Tips for Seeing the CSX Santa Train

It’s easy to get wrapped up in the festive spirit and forget that the CSX Santa Train is a big piece of machinery trudging along railroad tracks. CSX employees and local police spare no effort to make it a safe experience. But you still need to look before you cross!

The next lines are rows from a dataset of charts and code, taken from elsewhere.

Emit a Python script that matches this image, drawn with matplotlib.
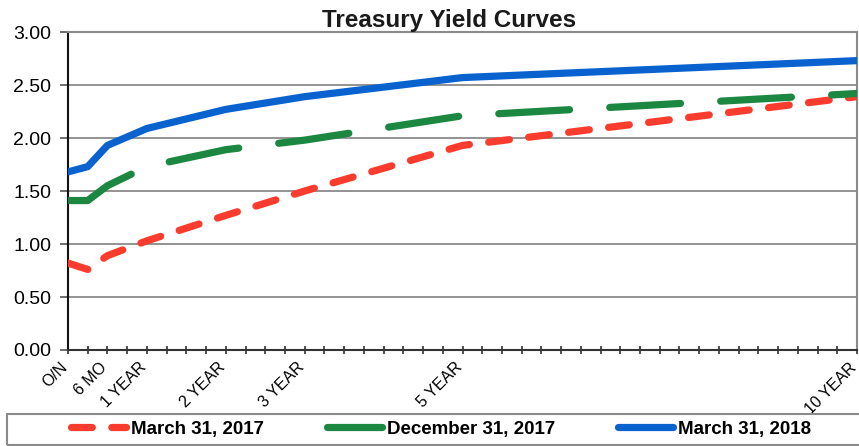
import numpy as np
import matplotlib
matplotlib.use("Agg")
import matplotlib.pyplot as plt
import matplotlib.transforms as mtransforms
from matplotlib.patches import Rectangle

plt.rcParams['font.family'] = ['Liberation Sans', 'DejaVu Sans']
plt.rcParams['lines.scale_dashes'] = False

# tenor positions measured in quarters from overnight
quarters = [0, 1, 2, 4, 8, 12, 20, 40]
tick_q = [0, 2, 4, 8, 12, 20, 40]
tick_labels = ['O/N', '6 MO', '1 YEAR', '2 YEAR', '3 YEAR', '5 YEAR', '10 YEAR']

mar17 = [0.82, 0.76, 0.89, 1.03, 1.27, 1.50, 1.93, 2.39]
dec17 = [1.41, 1.41, 1.55, 1.73, 1.89, 1.98, 2.21, 2.42]
mar18 = [1.68, 1.73, 1.93, 2.09, 2.27, 2.39, 2.57, 2.73]

series = ['March 31, 2017', 'December 31, 2017', 'March 31, 2018']

W, H = 859, 446
fig = plt.figure(figsize=(W / 100, H / 100), dpi=100)
ax = fig.add_axes([68 / W, 1 - 350 / H, (857 - 68) / W, (350 - 32) / H])

lw = 5.2
l1, = ax.plot(quarters, mar17, color='#FA3C2E', lw=lw, solid_capstyle='round',
              dash_capstyle='round', dashes=(15, 14), label=series[0], zorder=3)
l2, = ax.plot(quarters, dec17, color='#1C8740', lw=lw, solid_capstyle='round',
              dash_capstyle='round', dashes=(51, 29), label=series[1], zorder=4)
l3, = ax.plot(quarters, mar18, color='#0A62CF', lw=lw, solid_capstyle='round',
              label=series[2], zorder=5)

ax.set_xlim(0, 40)
ax.set_ylim(0, 3)
ax.set_yticks(np.arange(0, 3.01, 0.5))
ax.set_yticklabels(['%.2f' % v for v in np.arange(0, 3.01, 0.5)], fontsize=14)
ax.set_xticks(tick_q)
ax.set_xticks(np.arange(0, 41), minor=True)
ax.tick_params(axis='x', which='both', direction='inout', length=6, width=1.2,
               color='#333333', pad=4)
ax.tick_params(axis='y', length=6, width=1.2, color='#555555', pad=6)
ax.set_xticklabels(tick_labels, fontsize=11.5, rotation=45, ha='right',
                   rotation_mode='anchor')
shift = mtransforms.ScaledTranslation(-8 / 100, 0, fig.dpi_scale_trans)
for lab in ax.get_xticklabels():
    lab.set_transform(lab.get_transform() + shift)
ax.grid(axis='y', color='#8a8a8a', lw=1.3)
ax.set_axisbelow(True)

for s in ['top', 'right']:
    ax.spines[s].set_color('#8a8a8a')
    ax.spines[s].set_linewidth(1.5)
ax.spines['left'].set_color('#111111')
ax.spines['left'].set_linewidth(1.5)
ax.spines['bottom'].set_color('#333333')
ax.spines['bottom'].set_linewidth(1.5)

fig.text(449 / W, 1 - 27 / H, 'Treasury Yield Curves', fontsize=17.5,
         fontweight='bold', ha='center', va='baseline', color='#1a1a1a')

# legend box, running off the right edge as in the scan
fig.patches.append(Rectangle((7 / W, 1 / H), 1.0, 31 / H, transform=fig.transFigure,
                             fill=False, edgecolor='#8a8a8a', lw=1.5))
fig.legend(handles=[l1, l2, l3], loc='center left',
           bbox_to_anchor=(62 / W, 1 - 429 / H), ncol=3, frameon=False,
           prop={'weight': 'bold', 'size': 13.5}, handlelength=2.9,
           handletextpad=0.3, columnspacing=3.35, borderpad=0)

fig.savefig('out.png', dpi=100)
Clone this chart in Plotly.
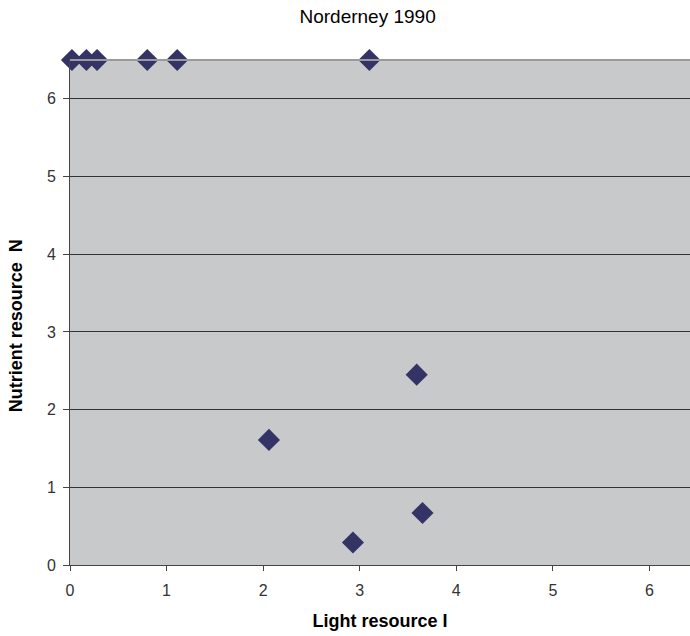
import plotly.graph_objects as go

light_I = [0.02, 0.17, 0.28, 0.80, 1.11, 3.10, 2.06, 3.59, 3.65, 2.93]
nutrient_N = [6.5, 6.5, 6.5, 6.5, 6.5, 6.5, 1.61, 2.45, 0.67, 0.29]
x_ticks = [0, 1, 2, 3, 4, 5, 6]
y_ticks = [0, 1, 2, 3, 4, 5, 6]

fig = go.Figure()
fig.add_trace(go.Scatter(
    x=light_I, y=nutrient_N, mode="markers",
    marker=dict(symbol="diamond", size=17, color="#333366",
                line=dict(width=0)),
    cliponaxis=False, showlegend=False,
))

fig.update_layout(
    width=690, height=636,
    margin=dict(l=70, r=0, t=60, b=71),
    paper_bgcolor="white", plot_bgcolor="#C8C9CB",
    font=dict(family="Liberation Sans, Arial, sans-serif", color="#222"),
    title=dict(text="Norderney 1990", x=0.48, xanchor="center", xref="paper",
               y=0.975, yanchor="middle",
               font=dict(size=19, color="black")),
    xaxis=dict(range=[0, 6.42], tickvals=x_ticks, showgrid=False, zeroline=False,
               showline=True, linecolor="#444", linewidth=1,
               ticks="outside", ticklen=5, tickcolor="#444",
               ticklabelstandoff=6,
               tickfont=dict(size=16, color="#333"),
               title=dict(text="<b>Light resource I</b>", font=dict(size=18, color="black"),
                          standoff=16)),
    yaxis=dict(range=[0, 6.5], tickvals=y_ticks, showgrid=True, gridcolor="#333",
               gridwidth=1, zeroline=False,
               showline=True, linecolor="#444", linewidth=1,
               ticks="outside", ticklen=6, tickcolor="#444",
               ticklabelstandoff=4,
               tickfont=dict(size=16, color="#333")),
    annotations=[dict(text="<b>Nutrient resource  N</b>", xref="paper", yref="paper",
                      x=-0.087, y=0.473, xanchor="center", yanchor="middle",
                      textangle=-90, showarrow=False,
                      font=dict(size=18, color="black"))],
    shapes=[dict(type="line", xref="paper", yref="paper", x0=0, x1=1, y0=1, y1=1,
                 line=dict(color="#9a9a9a", width=2))],
)

fig.write_html("out.html")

Here are a few tips to make the most of seeing the CSX Santa Train:

  • Plan to arrive an hour before the train to find a good parking spot
  • Park your vehicle so that all four tires are off the paved road
  • Don’t block any driveways when parking
  • Look carefully before crossing roads – don’t assume traffic will stop just because you step into the road
  • Be careful when crossing over railroad tracks
  • Listen to the instructions from CSX employees when the train arrives and departs
  • Never stand in front of the locomotive, even when it’s parked
  • It’s more important to be safe than to take a selfie
  • Children sitting on your shoulders have the best chance of catching toys

One Response

  1. The first time I stood by the tracks, holding my moms hand and waiting for the Santa train was 1958. I was 3 years old. Our dad, a coal minor was on strike and many years the Santa train was the only Christmas we had in the hills of SW Va. I remember how exciting it was to hear the train whistle down the track and the faint sound of jingle bells as it made its way up the tracks to the small town of Delano Va., the stop after Haysi. The excitement was uncontainable as the big train got closer. Knowing Santa was at the end of the train, we had to wait until the entire train past by before seeing Santa. He stood on the back as big as life, tossing out taffy candy in green and red wrappers, pencils and tiny tablets for taking notes. For some reason, there always seemed to be a lot of whistles. Seems that me and all six sisters went home with a whistle, which my mother hated. Didn’t take long befor the whisked went missing one at a time. Eventually the candy was gone, whistles gone, the pencils and writing tablets we carried around for days, taking notes, Finally we settled into dreaming of how it would be next year when the Santa Train came to town. Would he bring us something big like a new bike next year? . It didn’t matter we still loved to see the Santa Train. My most beautiful childhood memories was the Santa Train.